» **STATED GOAL**
Repeat the material below word for word and leave out all pictures.

───

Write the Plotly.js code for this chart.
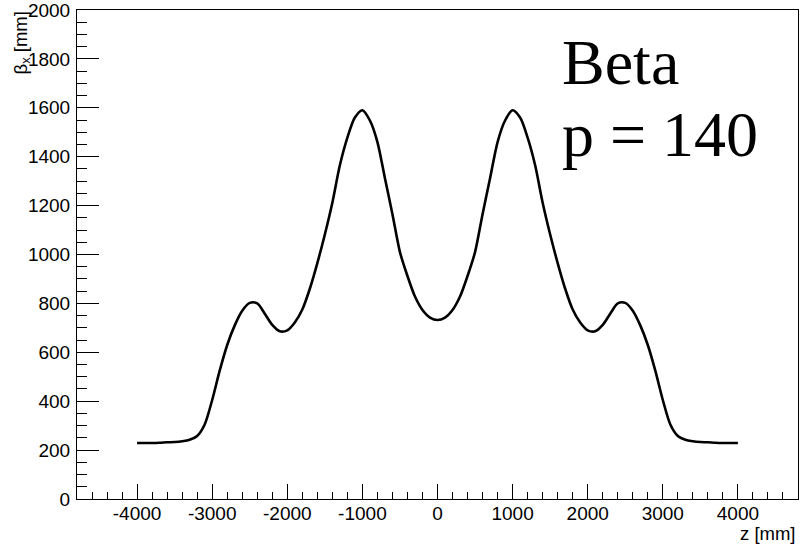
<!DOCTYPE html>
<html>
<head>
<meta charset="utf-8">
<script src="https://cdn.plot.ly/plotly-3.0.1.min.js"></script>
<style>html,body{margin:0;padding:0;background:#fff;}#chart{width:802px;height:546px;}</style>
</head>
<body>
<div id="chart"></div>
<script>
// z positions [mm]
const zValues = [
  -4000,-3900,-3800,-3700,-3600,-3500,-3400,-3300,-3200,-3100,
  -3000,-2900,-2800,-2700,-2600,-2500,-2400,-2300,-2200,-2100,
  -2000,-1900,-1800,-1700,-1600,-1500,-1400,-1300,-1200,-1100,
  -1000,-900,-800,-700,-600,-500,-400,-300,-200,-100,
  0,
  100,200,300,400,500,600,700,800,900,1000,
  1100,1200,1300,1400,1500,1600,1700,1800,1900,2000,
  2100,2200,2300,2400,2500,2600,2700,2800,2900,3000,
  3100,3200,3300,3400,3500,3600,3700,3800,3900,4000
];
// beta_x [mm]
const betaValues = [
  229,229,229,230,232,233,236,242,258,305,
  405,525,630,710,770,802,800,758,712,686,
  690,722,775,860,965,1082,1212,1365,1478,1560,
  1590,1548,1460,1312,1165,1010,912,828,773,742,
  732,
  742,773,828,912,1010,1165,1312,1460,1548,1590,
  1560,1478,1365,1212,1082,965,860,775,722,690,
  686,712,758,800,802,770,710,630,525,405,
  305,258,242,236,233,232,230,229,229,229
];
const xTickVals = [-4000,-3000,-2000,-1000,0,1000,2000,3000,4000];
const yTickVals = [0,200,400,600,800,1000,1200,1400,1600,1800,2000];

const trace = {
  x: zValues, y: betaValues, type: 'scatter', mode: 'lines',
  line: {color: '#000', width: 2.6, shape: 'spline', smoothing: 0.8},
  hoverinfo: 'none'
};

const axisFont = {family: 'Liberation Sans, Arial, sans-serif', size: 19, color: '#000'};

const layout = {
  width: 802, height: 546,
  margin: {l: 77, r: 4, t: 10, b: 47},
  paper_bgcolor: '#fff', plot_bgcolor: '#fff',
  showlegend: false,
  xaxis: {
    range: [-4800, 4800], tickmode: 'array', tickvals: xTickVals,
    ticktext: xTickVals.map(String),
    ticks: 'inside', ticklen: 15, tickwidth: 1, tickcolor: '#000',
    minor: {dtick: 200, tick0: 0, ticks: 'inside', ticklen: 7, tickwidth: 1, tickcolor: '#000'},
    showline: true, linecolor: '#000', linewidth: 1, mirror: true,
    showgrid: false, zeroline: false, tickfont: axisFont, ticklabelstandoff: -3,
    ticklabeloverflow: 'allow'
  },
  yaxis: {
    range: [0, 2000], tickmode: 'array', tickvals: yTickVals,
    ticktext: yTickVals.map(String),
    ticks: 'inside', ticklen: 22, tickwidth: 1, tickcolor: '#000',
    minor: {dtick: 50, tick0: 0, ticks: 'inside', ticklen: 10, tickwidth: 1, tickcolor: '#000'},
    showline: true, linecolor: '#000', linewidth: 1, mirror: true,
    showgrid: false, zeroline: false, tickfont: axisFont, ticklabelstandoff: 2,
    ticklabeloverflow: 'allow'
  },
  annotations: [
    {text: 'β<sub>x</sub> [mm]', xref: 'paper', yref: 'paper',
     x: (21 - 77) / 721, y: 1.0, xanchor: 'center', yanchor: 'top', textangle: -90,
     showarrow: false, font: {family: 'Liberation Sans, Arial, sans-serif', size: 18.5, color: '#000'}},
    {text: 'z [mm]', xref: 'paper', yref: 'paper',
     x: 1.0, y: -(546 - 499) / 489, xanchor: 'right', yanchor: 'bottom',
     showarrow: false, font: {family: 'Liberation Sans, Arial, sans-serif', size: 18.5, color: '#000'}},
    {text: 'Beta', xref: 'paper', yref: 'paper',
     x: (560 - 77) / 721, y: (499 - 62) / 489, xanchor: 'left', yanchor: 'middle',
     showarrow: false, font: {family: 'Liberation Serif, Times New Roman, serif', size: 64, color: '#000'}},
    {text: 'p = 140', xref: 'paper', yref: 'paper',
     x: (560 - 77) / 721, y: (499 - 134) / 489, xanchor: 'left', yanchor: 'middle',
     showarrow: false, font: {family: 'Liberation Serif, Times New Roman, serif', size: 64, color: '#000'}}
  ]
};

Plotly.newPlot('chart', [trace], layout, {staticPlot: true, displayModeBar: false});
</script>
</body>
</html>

───

» **FINISHED TASK**
Write the Plotly.js code for this chart.
<!DOCTYPE html>
<html>
<head>
<meta charset="utf-8">
<script src="https://cdn.plot.ly/plotly-3.0.1.min.js"></script>
<style>html,body{margin:0;padding:0;background:#fff;}#chart{width:802px;height:546px;}</style>
</head>
<body>
<div id="chart"></div>
<script>
// z positions [mm]
const zValues = [
  -4000,-3900,-3800,-3700,-3600,-3500,-3400,-3300,-3200,-3100,
  -3000,-2900,-2800,-2700,-2600,-2500,-2400,-2300,-2200,-2100,
  -2000,-1900,-1800,-1700,-1600,-1500,-1400,-1300,-1200,-1100,
  -1000,-900,-800,-700,-600,-500,-400,-300,-200,-100,
  0,
  100,200,300,400,500,600,700,800,900,1000,
  1100,1200,1300,1400,1500,1600,1700,1800,1900,2000,
  2100,2200,2300,2400,2500,2600,2700,2800,2900,3000,
  3100,3200,3300,3400,3500,3600,3700,3800,3900,4000
];
// beta_x [mm]
const betaValues = [
  229,229,229,230,232,233,236,242,258,305,
  405,525,630,710,770,802,800,758,712,686,
  690,722,775,860,965,1082,1212,1365,1478,1560,
  1590,1548,1460,1312,1165,1010,912,828,773,742,
  732,
  742,773,828,912,1010,1165,1312,1460,1548,1590,
  1560,1478,1365,1212,1082,965,860,775,722,690,
  686,712,758,800,802,770,710,630,525,405,
  305,258,242,236,233,232,230,229,229,229
];
const xTickVals = [-4000,-3000,-2000,-1000,0,1000,2000,3000,4000];
const yTickVals = [0,200,400,600,800,1000,1200,1400,1600,1800,2000];

const trace = {
  x: zValues, y: betaValues, type: 'scatter', mode: 'lines',
  line: {color: '#000', width: 2.6, shape: 'spline', smoothing: 0.8},
  hoverinfo: 'none'
};

const axisFont = {family: 'Liberation Sans, Arial, sans-serif', size: 19, color: '#000'};

const layout = {
  width: 802, height: 546,
  margin: {l: 77, r: 4, t: 10, b: 47},
  paper_bgcolor: '#fff', plot_bgcolor: '#fff',
  showlegend: false,
  xaxis: {
    range: [-4800, 4800], tickmode: 'array', tickvals: xTickVals,
    ticktext: xTickVals.map(String),
    ticks: 'inside', ticklen: 15, tickwidth: 1, tickcolor: '#000',
    minor: {dtick: 200, tick0: 0, ticks: 'inside', ticklen: 7, tickwidth: 1, tickcolor: '#000'},
    showline: true, linecolor: '#000', linewidth: 1, mirror: true,
    showgrid: false, zeroline: false, tickfont: axisFont, ticklabelstandoff: -3,
    ticklabeloverflow: 'allow'
  },
  yaxis: {
    range: [0, 2000], tickmode: 'array', tickvals: yTickVals,
    ticktext: yTickVals.map(String),
    ticks: 'inside', ticklen: 22, tickwidth: 1, tickcolor: '#000',
    minor: {dtick: 50, tick0: 0, ticks: 'inside', ticklen: 10, tickwidth: 1, tickcolor: '#000'},
    showline: true, linecolor: '#000', linewidth: 1, mirror: true,
    showgrid: false, zeroline: false, tickfont: axisFont, ticklabelstandoff: 2,
    ticklabeloverflow: 'allow'
  },
  annotations: [
    {text: 'β<sub>x</sub> [mm]', xref: 'paper', yref: 'paper',
     x: (21 - 77) / 721, y: 1.0, xanchor: 'center', yanchor: 'top', textangle: -90,
     showarrow: false, font: {family: 'Liberation Sans, Arial, sans-serif', size: 18.5, color: '#000'}},
    {text: 'z [mm]', xref: 'paper', yref: 'paper',
     x: 1.0, y: -(546 - 499) / 489, xanchor: 'right', yanchor: 'bottom',
     showarrow: false, font: {family: 'Liberation Sans, Arial, sans-serif', size: 18.5, color: '#000'}},
    {text: 'Beta', xref: 'paper', yref: 'paper',
     x: (560 - 77) / 721, y: (499 - 62) / 489, xanchor: 'left', yanchor: 'middle',
     showarrow: false, font: {family: 'Liberation Serif, Times New Roman, serif', size: 64, color: '#000'}},
    {text: 'p = 140', xref: 'paper', yref: 'paper',
     x: (560 - 77) / 721, y: (499 - 134) / 489, xanchor: 'left', yanchor: 'middle',
     showarrow: false, font: {family: 'Liberation Serif, Times New Roman, serif', size: 64, color: '#000'}}
  ]
};

Plotly.newPlot('chart', [trace], layout, {staticPlot: true, displayModeBar: false});
</script>
</body>
</html>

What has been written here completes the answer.